**Stated task**
Print each line of the listing once more, precisely as given.

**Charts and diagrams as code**
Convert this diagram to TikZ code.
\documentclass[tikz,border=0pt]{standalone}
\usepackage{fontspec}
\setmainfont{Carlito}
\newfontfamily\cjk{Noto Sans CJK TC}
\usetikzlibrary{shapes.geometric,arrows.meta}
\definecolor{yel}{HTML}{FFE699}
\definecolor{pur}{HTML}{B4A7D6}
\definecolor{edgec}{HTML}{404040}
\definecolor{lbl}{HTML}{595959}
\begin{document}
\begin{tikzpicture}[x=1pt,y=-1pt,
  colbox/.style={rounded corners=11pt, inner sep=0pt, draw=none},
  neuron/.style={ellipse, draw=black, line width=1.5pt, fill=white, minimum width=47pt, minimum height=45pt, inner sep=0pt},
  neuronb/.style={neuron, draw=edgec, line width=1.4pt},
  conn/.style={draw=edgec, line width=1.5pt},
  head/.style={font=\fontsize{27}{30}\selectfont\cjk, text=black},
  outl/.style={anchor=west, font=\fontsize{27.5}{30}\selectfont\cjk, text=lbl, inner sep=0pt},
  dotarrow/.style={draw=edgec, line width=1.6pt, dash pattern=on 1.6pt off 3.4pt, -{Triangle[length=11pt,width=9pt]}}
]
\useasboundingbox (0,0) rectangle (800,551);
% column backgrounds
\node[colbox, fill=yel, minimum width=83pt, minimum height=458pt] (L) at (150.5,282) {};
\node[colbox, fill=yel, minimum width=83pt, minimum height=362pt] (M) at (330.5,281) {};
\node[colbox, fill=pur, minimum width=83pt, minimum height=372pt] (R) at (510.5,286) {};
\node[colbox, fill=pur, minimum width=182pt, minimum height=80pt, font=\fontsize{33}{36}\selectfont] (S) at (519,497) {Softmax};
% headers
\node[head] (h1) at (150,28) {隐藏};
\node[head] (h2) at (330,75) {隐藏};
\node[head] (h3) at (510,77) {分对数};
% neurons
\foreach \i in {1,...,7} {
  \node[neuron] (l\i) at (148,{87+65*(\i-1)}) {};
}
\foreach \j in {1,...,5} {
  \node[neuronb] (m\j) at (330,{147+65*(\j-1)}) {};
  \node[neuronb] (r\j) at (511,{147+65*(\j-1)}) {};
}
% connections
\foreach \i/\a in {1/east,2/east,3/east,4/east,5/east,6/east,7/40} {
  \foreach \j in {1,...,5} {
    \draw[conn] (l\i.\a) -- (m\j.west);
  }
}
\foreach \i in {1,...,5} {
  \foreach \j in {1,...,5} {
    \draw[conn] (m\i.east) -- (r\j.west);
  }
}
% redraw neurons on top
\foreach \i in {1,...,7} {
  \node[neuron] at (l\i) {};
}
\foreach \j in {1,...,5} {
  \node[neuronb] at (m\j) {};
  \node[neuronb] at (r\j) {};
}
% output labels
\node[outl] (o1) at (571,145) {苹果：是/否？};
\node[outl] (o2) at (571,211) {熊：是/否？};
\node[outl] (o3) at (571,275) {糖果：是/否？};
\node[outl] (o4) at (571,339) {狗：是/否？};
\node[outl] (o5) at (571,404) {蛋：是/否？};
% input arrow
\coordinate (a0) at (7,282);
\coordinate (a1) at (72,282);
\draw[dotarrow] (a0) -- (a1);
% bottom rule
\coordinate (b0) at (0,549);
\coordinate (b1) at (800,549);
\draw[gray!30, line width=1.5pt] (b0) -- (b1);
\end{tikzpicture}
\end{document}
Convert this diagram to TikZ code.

**Written response**
Convert this diagram to TikZ code.
\documentclass[tikz,border=0pt]{standalone}
\usepackage{fontspec}
\setmainfont{Carlito}
\newfontfamily\cjk{Noto Sans CJK TC}
\usetikzlibrary{shapes.geometric,arrows.meta}
\definecolor{yel}{HTML}{FFE699}
\definecolor{pur}{HTML}{B4A7D6}
\definecolor{edgec}{HTML}{404040}
\definecolor{lbl}{HTML}{595959}
\begin{document}
\begin{tikzpicture}[x=1pt,y=-1pt,
  colbox/.style={rounded corners=11pt, inner sep=0pt, draw=none},
  neuron/.style={ellipse, draw=black, line width=1.5pt, fill=white, minimum width=47pt, minimum height=45pt, inner sep=0pt},
  neuronb/.style={neuron, draw=edgec, line width=1.4pt},
  conn/.style={draw=edgec, line width=1.5pt},
  head/.style={font=\fontsize{27}{30}\selectfont\cjk, text=black},
  outl/.style={anchor=west, font=\fontsize{27.5}{30}\selectfont\cjk, text=lbl, inner sep=0pt},
  dotarrow/.style={draw=edgec, line width=1.6pt, dash pattern=on 1.6pt off 3.4pt, -{Triangle[length=11pt,width=9pt]}}
]
\useasboundingbox (0,0) rectangle (800,551);
% column backgrounds
\node[colbox, fill=yel, minimum width=83pt, minimum height=458pt] (L) at (150.5,282) {};
\node[colbox, fill=yel, minimum width=83pt, minimum height=362pt] (M) at (330.5,281) {};
\node[colbox, fill=pur, minimum width=83pt, minimum height=372pt] (R) at (510.5,286) {};
\node[colbox, fill=pur, minimum width=182pt, minimum height=80pt, font=\fontsize{33}{36}\selectfont] (S) at (519,497) {Softmax};
% headers
\node[head] (h1) at (150,28) {隐藏};
\node[head] (h2) at (330,75) {隐藏};
\node[head] (h3) at (510,77) {分对数};
% neurons
\foreach \i in {1,...,7} {
  \node[neuron] (l\i) at (148,{87+65*(\i-1)}) {};
}
\foreach \j in {1,...,5} {
  \node[neuronb] (m\j) at (330,{147+65*(\j-1)}) {};
  \node[neuronb] (r\j) at (511,{147+65*(\j-1)}) {};
}
% connections
\foreach \i/\a in {1/east,2/east,3/east,4/east,5/east,6/east,7/40} {
  \foreach \j in {1,...,5} {
    \draw[conn] (l\i.\a) -- (m\j.west);
  }
}
\foreach \i in {1,...,5} {
  \foreach \j in {1,...,5} {
    \draw[conn] (m\i.east) -- (r\j.west);
  }
}
% redraw neurons on top
\foreach \i in {1,...,7} {
  \node[neuron] at (l\i) {};
}
\foreach \j in {1,...,5} {
  \node[neuronb] at (m\j) {};
  \node[neuronb] at (r\j) {};
}
% output labels
\node[outl] (o1) at (571,145) {苹果：是/否？};
\node[outl] (o2) at (571,211) {熊：是/否？};
\node[outl] (o3) at (571,275) {糖果：是/否？};
\node[outl] (o4) at (571,339) {狗：是/否？};
\node[outl] (o5) at (571,404) {蛋：是/否？};
% input arrow
\coordinate (a0) at (7,282);
\coordinate (a1) at (72,282);
\draw[dotarrow] (a0) -- (a1);
% bottom rule
\coordinate (b0) at (0,549);
\coordinate (b1) at (800,549);
\draw[gray!30, line width=1.5pt] (b0) -- (b1);
\end{tikzpicture}
\end{document}
Convert this diagram to TikZ code.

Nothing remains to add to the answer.